Title: Re: Hi! I am new here.
Post by: Robyn on April 22, 2006, 06:36:58 PM
I'll add my welcome, too, Jennifer.

I think many of us were in denial at some point. 

I can trace my GID back to age 9 but, having been almost caught in my mother's clothes, I put it in deep denial.  For decades I thought I just had a lingerie fetish.

It was beginning to walk on a spiritual path coupled with joining the Internet generation that brought my breakthrough at age 58.  The "I'm a crossdresser" phase lasted two years.  I started counseling at age 60 to understand my strong urge to wear women's clothing.  After 4 months, the therapist said, "Robyn, I have good news and bad news."

"What's the good news, Doctor?"

"You're not a cross dresser."

"Hey, great.  Maybe I can save my marriage after all.  Um... What's the bad news?"

"You're a transsexual.  What are you going to do about it?"

The rest, as they say, is history.  Two years later, I had SRS, and I've been married to my husband for 6 years now.

Tomorrow night, we'll see my ex at a birthday party.

Life goes on.  Enjoy the journey, which doesn't end with transition.

Title: Re: Hi!
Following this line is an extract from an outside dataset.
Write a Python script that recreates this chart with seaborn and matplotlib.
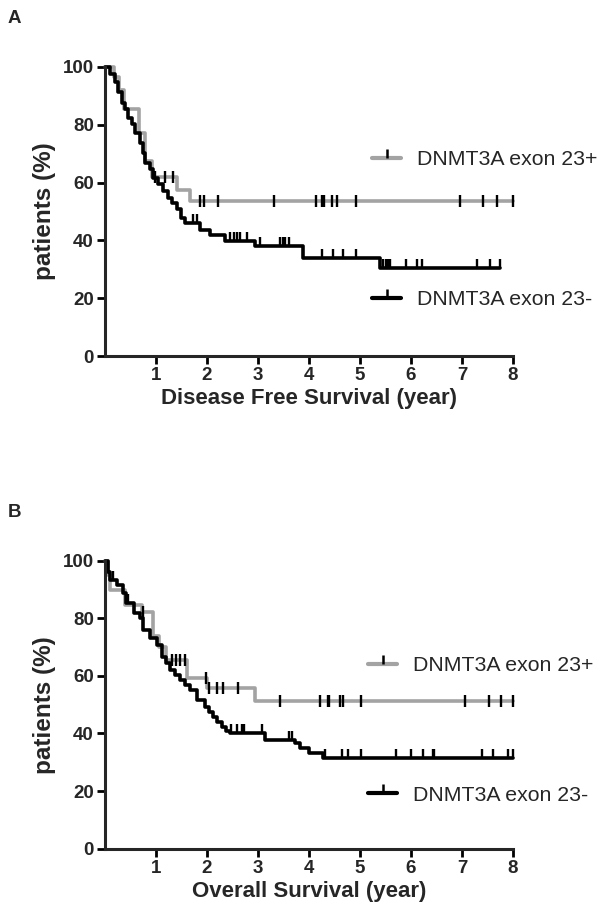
import matplotlib
matplotlib.use("Agg")
import matplotlib.pyplot as plt
import numpy as np
import seaborn as sns
from matplotlib.lines import Line2D

# ---- data (time in years, survival in %) ----
dfs_pos_t = [0, 0.18, 0.28, 0.38, 0.66, 0.78, 0.92, 1.42, 1.66, 8.0]
dfs_pos_s = [100, 96.5, 92, 85.5, 77, 67.5, 62, 57.5, 53.5, 53.5]
dfs_pos_cens = [0.98, 1.18, 1.34, 1.86, 1.94, 2.21, 3.32, 4.13, 4.26, 4.29,
                4.46, 4.54, 4.93, 6.96, 7.42, 7.68, 8.0]

dfs_neg_t = [0, 0.1, 0.2, 0.26, 0.33, 0.39, 0.46, 0.52, 0.59, 0.69, 0.75,
             0.79, 0.88, 0.94, 1.04, 1.14, 1.24, 1.31, 1.41, 1.5, 1.57,
             1.86, 2.05, 2.35, 2.94, 3.88, 5.39, 7.75]
dfs_neg_s = [100, 97.6, 94.7, 91.2, 87.7, 85.4, 82.5, 80.2, 77.3, 73.8, 70.4,
             66.9, 64.6, 61.7, 59.4, 57, 54.7, 53, 50.7, 47.8, 46,
             43.7, 42, 39.7, 38, 34, 30.5, 30.5]
dfs_neg_cens = [1.73, 1.8, 2.45, 2.52, 2.58, 2.65, 2.78, 3.04, 3.43, 3.49,
                3.53, 3.6, 4.25, 4.48, 4.67, 4.93, 5.46, 5.51, 5.55, 5.59,
                5.9, 6.11, 6.21, 7.29, 7.55, 7.75]

os_pos_t = [0, 0.05, 0.1, 0.39, 0.72, 0.95, 1.05, 1.2, 1.6, 2.0, 2.94, 8.0]
os_pos_s = [100, 95, 89.8, 84.5, 82.1, 74, 70, 65.4, 59.2, 55.8, 51.4, 51.4]
os_pos_cens = [0.75, 1.31, 1.39, 1.47, 1.57, 1.98, 2.03, 2.19, 2.32, 2.61,
               3.43, 4.22, 4.37, 4.39, 4.61, 4.66, 5.02, 7.06, 7.52, 7.76, 7.99]

os_neg_t = [0, 0.05, 0.1, 0.23, 0.36, 0.42, 0.56, 0.69, 0.75, 0.88, 1.01,
            1.11, 1.2, 1.27, 1.37, 1.47, 1.57, 1.67, 1.8, 1.96, 2.04, 2.12,
            2.2, 2.29, 2.37, 2.45, 3.14, 3.73, 3.82, 4.0, 4.28, 8.0]
os_neg_s = [100, 96, 93.4, 91.6, 88.7, 85.2, 81.7, 80, 75.9, 73, 70.7,
            66.7, 64.5, 62, 60.3, 58.6, 56.8, 55.1, 51.6, 49.3, 47.5, 45.8,
            44, 42.3, 41, 40.3, 37.7, 36.6, 34.9, 33.1, 31.4, 31.4]
os_neg_cens = [0.15, 0.45, 2.48, 2.58, 2.68, 2.73, 3.07, 3.6, 3.66, 4.31, 4.64,
               4.77, 5.02, 5.71, 6.0, 6.23, 6.43, 6.45, 7.39, 7.61, 7.91, 7.99]

x_ticks = [1, 2, 3, 4, 5, 6, 7, 8]
y_ticks = [0, 20, 40, 60, 80, 100]
label_pos = "DNMT3A exon 23+"
label_neg = "DNMT3A exon 23-"

GRAY = "#a3a3a3"
BLACK = "#000000"
UP_TICK = [(0, 0), (0, 1)]   # censor tick drawn above the line

sns.set_style("ticks")
plt.rcParams["font.family"] = ["Liberation Sans", "DejaVu Sans"]


def level_at(t, s, c):
    idx = np.searchsorted(np.asarray(t), np.asarray(c), side="right") - 1
    return np.asarray(s)[idx]


def km_panel(ax, pos, neg, xlabel, leg_x, pos_y, neg_y):
    for (t, s, cens), color, mk, ms in [(pos, GRAY, "|", 8), (neg, BLACK, UP_TICK, 13)]:
        sns.lineplot(x=t, y=s, drawstyle="steps-post", color=color,
                     linewidth=2.6, estimator=None, ax=ax, clip_on=False)
        # censor ticks are black on both curves
        ax.plot(cens, level_at(t, s, cens), linestyle="none", marker=mk,
                markersize=ms, markeredgewidth=1.7, color=BLACK, clip_on=False)

    ax.set_xlim(0, 8)
    ax.set_ylim(0, 100)
    ax.set_xticks(x_ticks)
    ax.set_yticks(y_ticks)
    ax.set_xlabel(xlabel, fontsize=16, fontweight="bold", labelpad=3)
    ax.set_ylabel("patients (%)", fontsize=17.5, fontweight="bold", labelpad=5)
    for lab in ax.get_xticklabels() + ax.get_yticklabels():
        lab.set_fontweight("bold")
    ax.tick_params(labelsize=13.5, width=2, length=6, pad=2, color="black")
    for side in ["left", "bottom"]:
        ax.spines[side].set_linewidth(2.2)
    sns.despine(ax=ax)

    handles = [Line2D([], [], color=c, lw=3, marker=UP_TICK, markersize=13,
                      markeredgewidth=1.8, markeredgecolor="black")
               for c in (GRAY, BLACK)]
    kw = dict(frameon=False, fontsize=15.3, handlelength=1.35,
              handletextpad=0.75, borderpad=0, borderaxespad=0,
              loc="center left")
    leg1 = ax.legend(handles=[handles[0]], labels=[label_pos],
                     bbox_to_anchor=(leg_x, pos_y), **kw)
    ax.add_artist(leg1)
    ax.legend(handles=[handles[1]], labels=[label_neg],
              bbox_to_anchor=(leg_x, neg_y), **kw)


fig = plt.figure(figsize=(6.01, 9.19), dpi=100)
ax1 = fig.add_axes([0.1747, 0.6126, 0.6789, 0.3145])
ax2 = fig.add_axes([0.1747, 0.0765, 0.6789, 0.3134])

km_panel(ax1, (dfs_pos_t, dfs_pos_s, dfs_pos_cens),
         (dfs_neg_t, dfs_neg_s, dfs_neg_cens),
         "Disease Free Survival (year)", 0.655, 0.68, 0.195)
km_panel(ax2, (os_pos_t, os_pos_s, os_pos_cens),
         (os_neg_t, os_neg_s, os_neg_cens),
         "Overall Survival (year)", 0.645, 0.635, 0.185)

fig.text(0.013, 0.980, "A", fontsize=13.5, fontweight="bold", va="center")
fig.text(0.013, 0.442, "B", fontsize=13.5, fontweight="bold", va="center")

fig.savefig("out.png", dpi=100)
I am new here.
Post by: Jennifer72 on April 22, 2006, 11:32:44 PM
Thanks for the welcome, Robyn! :) I have been able to remember down to about highschool age. I think that I was about 16 or 17. I never did go to my prom, but I do remember looking at all the pretty dresses and wishing that I was the one going to the prom in one of those lovely dresses. Heh, it's funny how I never really figured it out untill now. Deep denial, I suppose. I'm not afraid to transition, I was serious when I said that I will do whatever it takes to be happy! I almost forgot to say, thanks for your inspirational words Robyn. It does take a lot of courage to make the transition.